Search code examples
pythonh2oh2o.ai

How to prevent h2o cluster shutdown without notice using Python


My code loads the h2o MOJO model to get prediction on a small dataset. However, h2o shutdown abruptly by itself. The same code is working fine on one machine with the same set of inputs but seeing abnormal h2o shutdowns on other machine.

self.test = h2o.import_file(dataset_file)
preds = imported_model.predict(self.test)

I am running this on 1TB machine with 72 cores. I can't believe this is memory issues. The most puzzling the fact is that the same code is working on other machine with the same inputs (configured differently). I don't know the full list of differences. I was previously running with python frozen binary build and couldn't see error messages in detail. I am running python code directly and can see error messages in more detail.

 File "h2o_model_eval.py", line 160, in ModelEval
    preds = imported_model.predict(self.test)
            ^^^^^^^^^^^^^^^^^^^^^^^^^^^^^^^^^
  File ".venv/lib/python3.11/site-packages/h2o/model/model_base.py", line 334, in predict
    j.poll()
  File ".venv/lib/python3.11/site-packages/h2o/job.py", line 71, in poll
    pb.execute(self._refresh_job_status)
  File ".venv/lib/python3.11/site-packages/h2o/utils/progressbar.py", line 187, in execute
    res = progress_fn()  # may raise StopIteration
          ^^^^^^^^^^^^^^^^^^^^^^^^^^^^^^^^^^^^^^^^
  File ".venv/lib/python3.11/site-packages/h2o/job.py", line 136, in _refresh_job_status
    jobs = self._query_job_status_safe()
           ^^^^^^^^^^^^^^^^^^^^^^^^^^^^^
  File ".venv/lib/python3.11/site-packages/h2o/job.py", line 132, in _query_job_status_safe
    raise last_err
  File ".venv/lib/python3.11/site-packages/h2o/job.py", line 114, in _query_job_status_safe
    result = h2o.api("GET /3/Jobs/%s" % self.job_key)
             ^^^^^^^^^^^^^^^^^^^^^^^^^^^^^^^^^^^^^^^^
  File ".venv/lib/python3.11/site-packages/h2o/h2o.py", line 123, in api
    return h2oconn.request(endpoint, data=data, json=json, filename=filename, save_to=save_to)
           ^^^^^^^^^^^^^^^^^^^^^^^^^^^^^^^^^^^^^^^^^^^^^^^^^^^^^^^^^^^^^^^^^^^^^^^^^^^^^^^^^^^
  File ".venv/lib/python3.11/site-packages/h2o/backend/connection.py", line 507, in request
    raise H2OConnectionError("Unexpected HTTP error: %s" % e)
h2o.exceptions.H2OConnectionError: Unexpected HTTP error: HTTPConnectionPool(host='localhost', port=54321): Max retries exceeded with url: /3/Jobs/$03017f00000132d4ffffffff$_acab67512114e05db6ec9865ea9849d3 (Caused by NewConnectionError('<urllib3.connection.HTTPConnection object at 0x2aab3f59ea90>: Failed to establish a new connection: [Errno 111] Connection refused'))
~                                                                               

How to debug this issue?


Solution

  • Without more logs, I cannot see what the problem is.
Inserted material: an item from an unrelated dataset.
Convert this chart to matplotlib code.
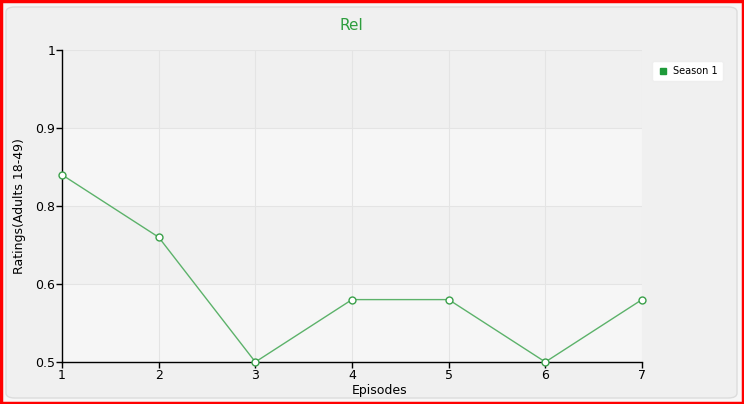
import matplotlib
matplotlib.use("Agg")
import matplotlib.pyplot as plt
from matplotlib.patches import FancyBboxPatch, Rectangle
from matplotlib.lines import Line2D

# data
episodes = [1, 2, 3, 4, 5, 6, 7]
season1 = [0.8, 0.7, 0.5, 0.6, 0.6, 0.5, 0.6]
y_ticks = [0.5, 0.625, 0.75, 0.875, 1.0]
y_tick_labels = ["0.5", "0.6", "0.8", "0.9", "1"]

W, H = 744, 404
fig = plt.figure(figsize=(W / 100, H / 100), dpi=100)
fig.patch.set_facecolor("#f7f7f7")

# red frame + rounded panel (behind the axes)
fig.patches.append(Rectangle((1.2 / W, 1.2 / H), 1 - 2.4 / W, 1 - 2.4 / H,
                             transform=fig.transFigure, fill=False,
                             edgecolor="#ff0000", linewidth=2.5, zorder=-1))
fig.patches.append(FancyBboxPatch((6 / W, 6 / H), 1 - 13 / W, 1 - 13 / H,
                                  boxstyle="round,pad=0,rounding_size=0.012",
                                  transform=fig.transFigure,
                                  facecolor="#f0f0f0", edgecolor="#dcdcdc",
                                  linewidth=1, zorder=-2))

ax = fig.add_axes([62 / W, 1 - 362 / H, 580 / W, 312 / H])
ax.set_facecolor("none")

# alternating bands
band_cols = ["#f6f6f6", "#f1f1f1", "#f6f6f6", "#f0f0f0"]
for i in range(len(y_ticks) - 1):
    ax.axhspan(y_ticks[i], y_ticks[i + 1], color=band_cols[i], zorder=0, lw=0)

for y in y_ticks[1:]:
    ax.axhline(y, color="#e4e4e4", lw=0.8, zorder=1)
for x in episodes[1:]:
    ax.axvline(x, color="#e4e4e4", lw=0.8, zorder=1)

ax.plot(episodes, season1, color="#5cb26a", lw=1, marker="o", ms=5,
        markerfacecolor="white", markeredgecolor="#3aa04a", mew=1, zorder=3,
        clip_on=False)

ax.set_xlim(1, 7)
ax.set_ylim(0.5, 1.0)
ax.set_xticks(episodes)
ax.set_yticks(y_ticks)
ax.set_yticklabels(y_tick_labels)
ax.tick_params(labelsize=9, length=4, width=1, color="black", pad=1)
for s in ["top", "right"]:
    ax.spines[s].set_visible(False)
for s in ["left", "bottom"]:
    ax.spines[s].set_color("black")
    ax.spines[s].set_linewidth(1)

ax.set_ylabel("Ratings(Adults 18-49)", fontsize=9)
ax.yaxis.set_label_coords(-0.062, 0.5)
ax.set_xlabel("Episodes", fontsize=9)
ax.xaxis.set_label_coords(0.548, -0.07)

fig.text(351 / W, 1 - 25 / H, "Rel", color="#2e9e3e", fontsize=11,
         ha="center", va="center")

handle = Line2D([], [], marker="s", ls="none", color="#1e9a3a", ms=4)
leg = fig.legend([handle], ["Season 1"], loc="center left",
                 bbox_to_anchor=(652 / W, 1 - 71 / H), fontsize=7,
                 frameon=True, fancybox=True, handlelength=1.2,
                 handletextpad=0.5, borderpad=0.5, borderaxespad=0,
                 framealpha=1)
leg.get_frame().set_facecolor("white")
leg.get_frame().set_edgecolor("#eeeeee")

fig.savefig("out.png", dpi=100, facecolor=fig.get_facecolor())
However, I do frequently encounter the following problem:

    I started a H2O-3 cluster and start doing my work. Then, I started another H2O-3 cluster. My first cluster ended up shutting down because the two clusters try to form a H2O-3 cloud (they have the same default names) and my H2O-3 versions are not quite the same or the hash or something is not matching.

    The way to get around this problem is to start each of your h2o-3 cluster with a different name like this:

    java -jar h2o.jar -name "cluster007"

    I hope this will resolve your issue. If not, please give me more logs or codes to reproduce the error.